A key committee of the Armenian parliament on Wednesday rejected an opposition-drafted resolution condemning the use of lethal force against opposition protesters in Yerevan in the wake of a disputed presidential election held in 2008.
The parliamentary resolution put forward by the opposition Yelk says that the supporters of the main opposition presidential candidate, Levon Ter-Petrosian, protested against “the falsification” of the results of the election that formalized the handover of power from outgoing President Robert Kocharian to Serzh Sarkisian.
It describes as “crude and illegal” the forcible dispersal of those protests on March 1-2 2008 which left eight protesters and two police servicemen dead. The statement demands that law-enforcement authorities at last identify and prosecute those responsible for the deaths.
The authorities claim to be continuing to investigate all circumstances of what was the worst street violence in Armenia’s history. They have at the same time defended the crackdown, saying that it was a necessary response to “mass disturbances” organized by Ter-Petrosian and his associates.

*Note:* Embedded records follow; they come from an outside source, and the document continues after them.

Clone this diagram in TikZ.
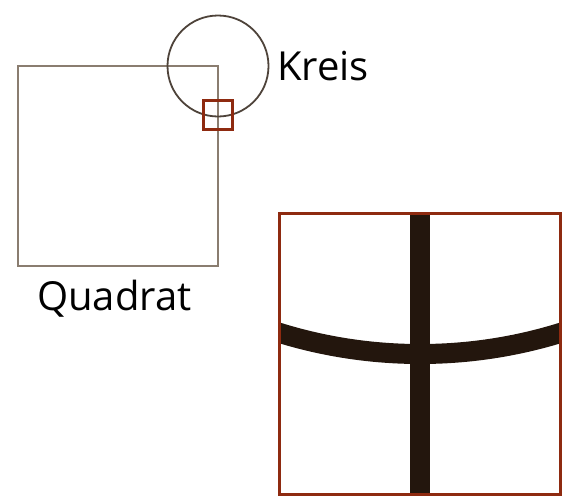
\documentclass[tikz,border=0pt]{standalone}
\usepackage{fontspec}
\setmainfont{Open Sans}
\usetikzlibrary{positioning}
\definecolor{taupe}{HTML}{8A7D70}
\definecolor{umber}{HTML}{4E433A}
\definecolor{rust}{HTML}{8E2A10}
\definecolor{ink}{HTML}{23160D}
\tikzset{quad/.style={draw=taupe,line width=2.2pt,minimum size=200pt,inner sep=0pt},ring/.style={circle,draw=umber,line width=1.8pt,minimum size=101pt,inner sep=0pt},lens/.style={draw=rust,line width=3pt,inner sep=0pt},lbl/.style={inner sep=0pt,anchor=base west,text=black,font=\fontsize{40}{48}\selectfont},fat/.style={draw=ink,line width=20pt}}
\begin{document}
\begin{tikzpicture}[x=1pt,y=-1pt]
\useasboundingbox (0,0) rectangle (567,498);
\node[quad] (q) at (118,166) {};
\node[ring] (k) at (218,66) {};
\node[lens,minimum size=29pt] (small) at (218,115) {};
\node[lbl] (kl) at (277,80) {Kreis};
\node[lbl] (ql) at (37,310) {Quadrat};
\begin{scope}
\clip (279,213) rectangle (560,495);
\draw[fat] (420,200)--(420,510);
\draw[fat] (420,-121) circle[radius=475pt];
\end{scope}
\node[lens,minimum size=281pt] (big) at (419.5,354) {};
\end{tikzpicture}
\end{document}
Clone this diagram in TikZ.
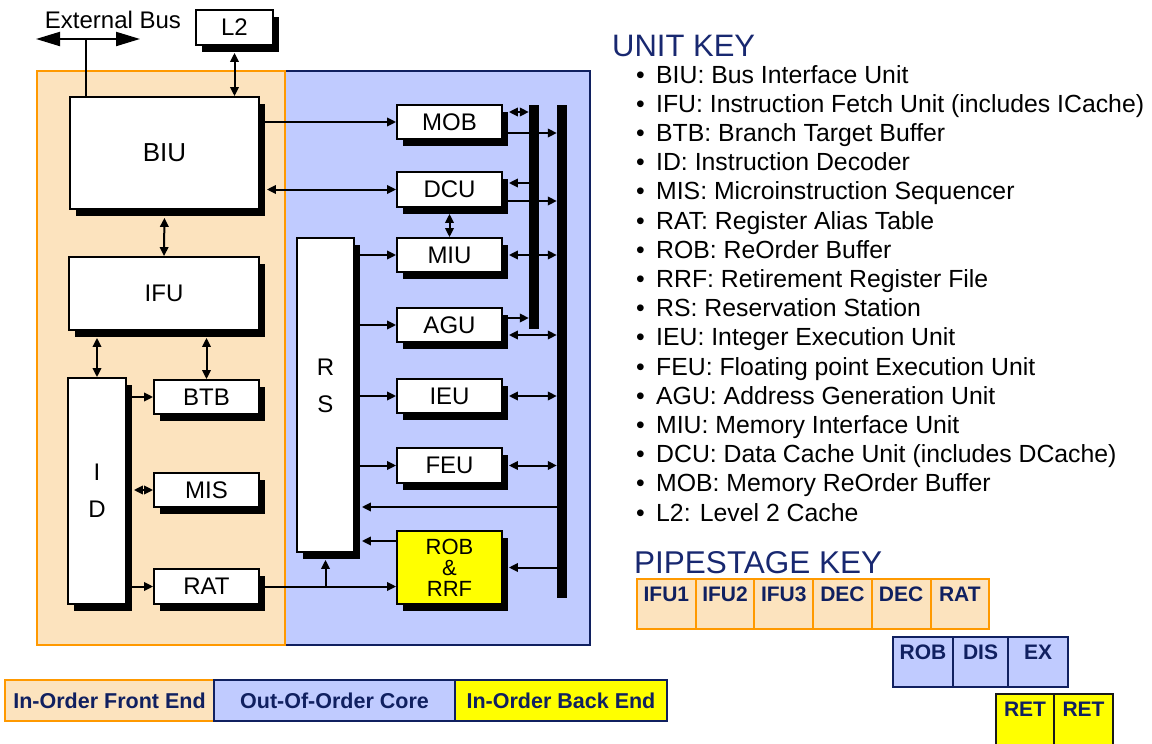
\documentclass[tikz,border=0pt]{standalone}
\usepackage{fontspec}
\setmainfont{Liberation Sans}
\usetikzlibrary{arrows.meta, calc, shadows}

\definecolor{peach}{RGB}{252,227,190}
\definecolor{fronte}{RGB}{255,153,0}
\definecolor{lavender}{RGB}{192,203,255}
\definecolor{navy}{RGB}{16,32,96}
\definecolor{keyblue}{RGB}{24,40,112}
\definecolor{retyellow}{RGB}{255,255,0}

\tikzset{
  unit/.style={draw, line width=1.8pt, fill=white, inner sep=0pt,
    font=\fontsize{24}{28}\selectfont,
    drop shadow={shadow xshift=6pt, shadow yshift=-7pt, fill=black, opacity=1}},
  bus/.style={fill=black, inner sep=0pt, minimum width=10pt},
  link/.style={line width=2pt},
  stage/.style={line width=2pt, inner sep=0pt, anchor=north west},
  stagetext/.style={font=\bfseries\fontsize{21}{24}\selectfont, text=navy,
    inner sep=0pt, anchor=north, yshift=-9pt},
  legend/.style={line width=2pt, inner sep=0pt, minimum height=41pt, anchor=north west,
    font=\bfseries\fontsize{21.5}{24}\selectfont, text=navy},
}

\begin{document}
\begin{tikzpicture}[x=1pt, y=-1pt, >={Triangle[length=9pt,width=8.5pt]}]
  \useasboundingbox (0,0) rectangle (1152,744);
  % the two core regions
  \filldraw[fill=lavender, draw=navy, line width=2pt] (285,71) rectangle (590,645);
  \filldraw[fill=peach, draw=fronte, line width=2pt] (37,71) rectangle (285,645);

  % front end units
  \node[unit, minimum width=77pt, minimum height=35pt] (l2) at (234.5,27.5) {L2};
  \node[unit, minimum width=189pt, minimum height=112pt, font=\fontsize{26}{30}\selectfont] (biu) at (164.5,153) {BIU};
  \node[unit, minimum width=190pt, minimum height=73pt] (ifu) at (164,293.5) {IFU};
  \node[unit, minimum width=58pt, minimum height=226pt, align=center, font=\fontsize{24}{37}\selectfont] (id) at (97,491) {I\\D};
  \node[unit, minimum width=105pt, minimum height=34pt] (btb) at (206.5,397) {BTB};
  \node[unit, minimum width=105pt, minimum height=34pt] (mis) at (206.5,490) {MIS};
  \node[unit, minimum width=105pt, minimum height=35pt] (rat) at (206.5,586.5) {RAT};

  % out-of-order core units
  \node[unit, minimum width=57pt, minimum height=314pt] (rs) at (325.5,395) {};
  \node[align=center, inner sep=0pt, font=\fontsize{24}{37}\selectfont] (rstext) at ([yshift=9pt]rs.center) {R\\S};
  \node[unit, minimum width=105pt, minimum height=34pt] (mob) at (449.5,122) {MOB};
  \node[unit, minimum width=105pt, minimum height=35pt] (dcu) at (449.5,189.5) {DCU};
  \node[unit, minimum width=105pt, minimum height=34pt] (miu) at (449.5,255) {MIU};
  \node[unit, minimum width=105pt, minimum height=34pt] (agu) at (449.5,325) {AGU};
  \node[unit, minimum width=105pt, minimum height=34pt] (ieu) at (449.5,396) {IEU};
  \node[unit, minimum width=105pt, minimum height=35pt] (feu) at (449.5,465.5) {FEU};
  \node[unit, fill=retyellow, minimum width=105pt, minimum height=73pt, align=center,
    font=\fontsize{22}{21}\selectfont] (rob) at (449.5,567.5) {ROB\\\&\\RRF};
  \node[bus, minimum height=224pt] (busA) at (534,217) {};
  \node[bus, minimum height=493pt] (busB) at (562,351.5) {};

  % external bus
  \node[inner sep=0pt, font=\fontsize{24}{28}\selectfont] (extbus) at (113,20) {External Bus};
  \coordinate (extL) at (36,39);
  \coordinate (extR) at (140,39);
  \coordinate (extmid) at (86,39);
  \draw[link, {Triangle[length=24pt,width=14pt]}-{Triangle[length=24pt,width=14pt]}] (extL) -- (extR);
  \draw[link] (extmid) -- (extmid |- biu.north);

  % front end links
  \draw[link, <->, shorten <=7pt] (l2.south) -- (l2.south |- biu.north);
  \draw[link, <->, shorten <=8pt] (biu.south) -- (ifu.north);
  \draw[link, <->, shorten <=7pt] (id.north |- ifu.south) -- (id.north);
  \draw[link, <->, shorten <=7pt] (btb.north |- ifu.south) -- (btb.north);
  \draw[link, ->] (btb.west -| id.east) -- (btb.west);
  \draw[link, <->, shorten <=7pt] (mis.west -| id.east) -- (mis.west);
  \draw[link, ->] (rat.west -| id.east) -- (rat.west);
  \draw[link, ->] (rat.east) -- (rat.east -| rob.west);
  \draw[link, ->, shorten >=7pt] (rat.east -| rs.south) -- (rs.south);

  % BIU to memory units
  \draw[link, ->] (mob.west -| biu.east) -- (mob.west);
  \draw[link, <->, shorten <=7pt] (dcu.west -| biu.east) -- (dcu.west);

  % RS dispatch
  \draw[link, ->] (miu.west -| rs.east) -- (miu.west);
  \draw[link, ->] (agu.west -| rs.east) -- (agu.west);
  \draw[link, ->] (ieu.west -| rs.east) -- (ieu.west);
  \draw[link, ->] (feu.west -| rs.east) -- (feu.west);
  \draw[link, <->, shorten <=6pt] (dcu.south) -- (miu.north);

  % buses
  \draw[link, <->, shorten <=6pt] ([yshift=10pt]mob.east) -- ([yshift=10pt]mob.east -| busA.west);
  \draw[link, ->] ([yshift=-11pt]mob.east) -- ([yshift=-11pt]mob.east -| busB.west);
  \draw[link, <-, shorten <=6pt] ([yshift=6.5pt]dcu.east) -- ([yshift=6.5pt]dcu.east -| busA.west);
  \draw[link, ->] ([yshift=-11.5pt]dcu.east) -- ([yshift=-11.5pt]dcu.east -| busB.west);
  \draw[link, <->, shorten <=6pt] (miu.east) -- (miu.east -| busB.west);
  \draw[link, ->] ([yshift=7pt]agu.east) -- ([yshift=7pt]agu.east -| busA.west);
  \draw[link, <->, shorten <=6pt] ([yshift=-10pt]agu.east) -- ([yshift=-10pt]agu.east -| busB.west);
  \draw[link, <->, shorten <=6pt] (ieu.east) -- (ieu.east -| busB.west);
  \draw[link, <->, shorten <=6pt] (feu.east) -- (feu.east -| busB.west);
  \coordinate (wb) at ($(feu.south)!0.5!(rob.north)$);
  \draw[link, ->, shorten >=7pt] (wb -| busB.west) -- (wb -| rs.east);
  \draw[link, ->, shorten >=7pt] ([yshift=26.5pt]rob.west) -- ([yshift=26.5pt]rob.west -| rs.east);
  \draw[link, ->, shorten >=6pt] (rob.east -| busB.west) -- (rob.east);

  % unit key
  \node[anchor=base west, inner sep=0pt, text=keyblue, font=\fontsize{31}{36}\selectfont] (unitkey) at (612,56) {UNIT KEY};
  \foreach \unitline [count=\k] in {BIU: Bus Interface Unit,
      IFU: Instruction Fetch Unit (includes ICache), BTB: Branch Target Buffer,
      ID: Instruction Decoder, MIS: Microinstruction Sequencer,
      RAT: Register Alias Table, ROB: ReOrder Buffer, RRF: Retirement Register File,
      RS: Reservation Station, IEU: Integer Execution Unit,
      FEU: Floating point Execution Unit, AGU: Address Generation Unit,
      MIU: Memory Interface Unit, DCU: Data Cache Unit (includes DCache),
      MOB: Memory ReOrder Buffer, L2: Level 2 Cache}
    \node[anchor=base west, inner sep=0pt, font=\fontsize{24.8}{28}\selectfont] (key\k)
      at (636,53.8+29.2*\k) {\makebox[20pt][l]{\textbullet}\unitline};

  % pipestage key
  \node[anchor=base west, inner sep=0pt, text=keyblue, font=\fontsize{31.5}{36}\selectfont] (pipekey) at (634,573) {PIPESTAGE KEY};
  \foreach \lbl [count=\k] in {IFU1,IFU2,IFU3,DEC,DEC,RAT}
    \node[stage, fill=peach, draw=fronte, minimum width=58.7pt, minimum height=50pt,
      label={[stagetext]north:\lbl}] (fe\k) at (636+58.7*\k-58.7,578) {};
  \foreach \x/\w/\lbl [count=\k] in {892/60/ROB, 952/55/DIS, 1007/60/EX}
    \node[stage, fill=lavender, draw=navy, minimum width=\w pt, minimum height=50pt,
      label={[stagetext]north:\lbl}] (oo\k) at (\x,636) {};
  \foreach \x/\w [count=\k] in {995/58, 1053/59}
    \node[stage, fill=retyellow, draw=black!90, minimum width=\w pt, minimum height=62pt,
      label={[stagetext]north:RET}] (re\k) at (\x,693) {};

  % legend
  \node[legend, fill=peach, draw=fronte, minimum width=209pt] (frontend) at (4,679) {In-Order Front End};
  \node[legend, fill=lavender, draw=navy, minimum width=241pt] (oocore) at (213,679) {Out-Of-Order Core};
  \node[legend, fill=retyellow, draw=navy, minimum width=212pt] (backend) at (454,679) {In-Order Back End};
\end{tikzpicture}
\end{document}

Not surprisingly, the parliament committee on legal affairs gave a formal negative assessment of the Yelk motion after discussing it at a meeting attended by Nikol Pashinian, one of Yelk’s leaders. The committee’s incoming new chairman, Gevorg Kostanian, criticized the document
Speaking at the meeting, Pashinian charged that Sarkisian came to power “as a result of a rigged election certified by blood.” He again alleged a high-level cover-up of the 2008 killings.
Pashinian was among dozens of opposition figures who were arrested and prosecuted on dubious charges in the wake of the deadly unrest. The parliamentary statement proposed by Yelk also demands that Armenian prosecutors review all of those criminal cases.
Kostanian, who served as Armenia’s prosecutor-general from 2013-2016, dismissed this demand. He said that the prosecutors would need “new facts,” not declarations, to clear the oppositionists of any wrongdoing. Pashinian insisted that they could easily find such evidence if they were really committed to solving the case.